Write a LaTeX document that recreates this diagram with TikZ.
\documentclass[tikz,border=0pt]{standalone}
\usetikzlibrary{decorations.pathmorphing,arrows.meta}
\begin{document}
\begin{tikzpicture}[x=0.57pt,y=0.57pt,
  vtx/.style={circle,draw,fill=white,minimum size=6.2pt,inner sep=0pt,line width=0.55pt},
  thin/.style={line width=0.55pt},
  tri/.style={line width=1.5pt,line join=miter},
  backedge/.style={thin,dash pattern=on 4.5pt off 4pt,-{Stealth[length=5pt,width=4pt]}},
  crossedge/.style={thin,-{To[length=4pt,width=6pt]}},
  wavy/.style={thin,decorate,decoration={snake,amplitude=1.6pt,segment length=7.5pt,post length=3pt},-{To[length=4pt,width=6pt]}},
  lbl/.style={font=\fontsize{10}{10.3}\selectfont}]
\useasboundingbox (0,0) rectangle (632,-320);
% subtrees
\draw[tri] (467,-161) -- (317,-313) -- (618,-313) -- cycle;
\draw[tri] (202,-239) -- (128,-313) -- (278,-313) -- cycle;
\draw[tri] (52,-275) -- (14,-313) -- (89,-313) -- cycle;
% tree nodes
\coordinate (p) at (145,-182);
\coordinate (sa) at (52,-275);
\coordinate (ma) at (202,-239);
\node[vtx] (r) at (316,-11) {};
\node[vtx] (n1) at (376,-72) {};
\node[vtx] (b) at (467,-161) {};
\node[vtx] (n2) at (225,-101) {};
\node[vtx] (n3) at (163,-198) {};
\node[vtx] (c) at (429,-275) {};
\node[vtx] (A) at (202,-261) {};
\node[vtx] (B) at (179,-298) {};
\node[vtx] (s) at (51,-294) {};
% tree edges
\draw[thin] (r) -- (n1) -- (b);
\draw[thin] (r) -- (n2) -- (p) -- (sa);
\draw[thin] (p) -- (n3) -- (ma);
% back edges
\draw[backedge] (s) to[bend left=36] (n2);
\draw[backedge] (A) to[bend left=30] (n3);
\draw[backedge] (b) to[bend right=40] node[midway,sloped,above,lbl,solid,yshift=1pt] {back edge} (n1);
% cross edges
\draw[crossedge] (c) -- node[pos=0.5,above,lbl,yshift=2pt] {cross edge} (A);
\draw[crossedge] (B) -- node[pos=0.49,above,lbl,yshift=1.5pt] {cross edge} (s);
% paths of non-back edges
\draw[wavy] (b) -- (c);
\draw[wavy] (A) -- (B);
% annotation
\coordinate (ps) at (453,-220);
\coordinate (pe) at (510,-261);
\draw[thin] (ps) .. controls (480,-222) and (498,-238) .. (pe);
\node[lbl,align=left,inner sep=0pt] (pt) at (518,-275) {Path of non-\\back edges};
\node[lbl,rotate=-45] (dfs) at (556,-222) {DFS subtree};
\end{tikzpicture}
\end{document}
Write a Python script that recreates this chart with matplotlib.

- [TASK DIRECTIONS]: Write out all records exactly, keeping every detail.

- [THE RESULT]:
Write a LaTeX document that recreates this diagram with TikZ.
\documentclass[tikz,border=0pt]{standalone}
\usetikzlibrary{decorations.pathmorphing,arrows.meta}
\begin{document}
\begin{tikzpicture}[x=0.57pt,y=0.57pt,
  vtx/.style={circle,draw,fill=white,minimum size=6.2pt,inner sep=0pt,line width=0.55pt},
  thin/.style={line width=0.55pt},
  tri/.style={line width=1.5pt,line join=miter},
  backedge/.style={thin,dash pattern=on 4.5pt off 4pt,-{Stealth[length=5pt,width=4pt]}},
  crossedge/.style={thin,-{To[length=4pt,width=6pt]}},
  wavy/.style={thin,decorate,decoration={snake,amplitude=1.6pt,segment length=7.5pt,post length=3pt},-{To[length=4pt,width=6pt]}},
  lbl/.style={font=\fontsize{10}{10.3}\selectfont}]
\useasboundingbox (0,0) rectangle (632,-320);
% subtrees
\draw[tri] (467,-161) -- (317,-313) -- (618,-313) -- cycle;
\draw[tri] (202,-239) -- (128,-313) -- (278,-313) -- cycle;
\draw[tri] (52,-275) -- (14,-313) -- (89,-313) -- cycle;
% tree nodes
\coordinate (p) at (145,-182);
\coordinate (sa) at (52,-275);
\coordinate (ma) at (202,-239);
\node[vtx] (r) at (316,-11) {};
\node[vtx] (n1) at (376,-72) {};
\node[vtx] (b) at (467,-161) {};
\node[vtx] (n2) at (225,-101) {};
\node[vtx] (n3) at (163,-198) {};
\node[vtx] (c) at (429,-275) {};
\node[vtx] (A) at (202,-261) {};
\node[vtx] (B) at (179,-298) {};
\node[vtx] (s) at (51,-294) {};
% tree edges
\draw[thin] (r) -- (n1) -- (b);
\draw[thin] (r) -- (n2) -- (p) -- (sa);
\draw[thin] (p) -- (n3) -- (ma);
% back edges
\draw[backedge] (s) to[bend left=36] (n2);
\draw[backedge] (A) to[bend left=30] (n3);
\draw[backedge] (b) to[bend right=40] node[midway,sloped,above,lbl,solid,yshift=1pt] {back edge} (n1);
% cross edges
\draw[crossedge] (c) -- node[pos=0.5,above,lbl,yshift=2pt] {cross edge} (A);
\draw[crossedge] (B) -- node[pos=0.49,above,lbl,yshift=1.5pt] {cross edge} (s);
% paths of non-back edges
\draw[wavy] (b) -- (c);
\draw[wavy] (A) -- (B);
% annotation
\coordinate (ps) at (453,-220);
\coordinate (pe) at (510,-261);
\draw[thin] (ps) .. controls (480,-222) and (498,-238) .. (pe);
\node[lbl,align=left,inner sep=0pt] (pt) at (518,-275) {Path of non-\\back edges};
\node[lbl,rotate=-45] (dfs) at (556,-222) {DFS subtree};
\end{tikzpicture}
\end{document}
Write a Python script that recreates this chart with matplotlib.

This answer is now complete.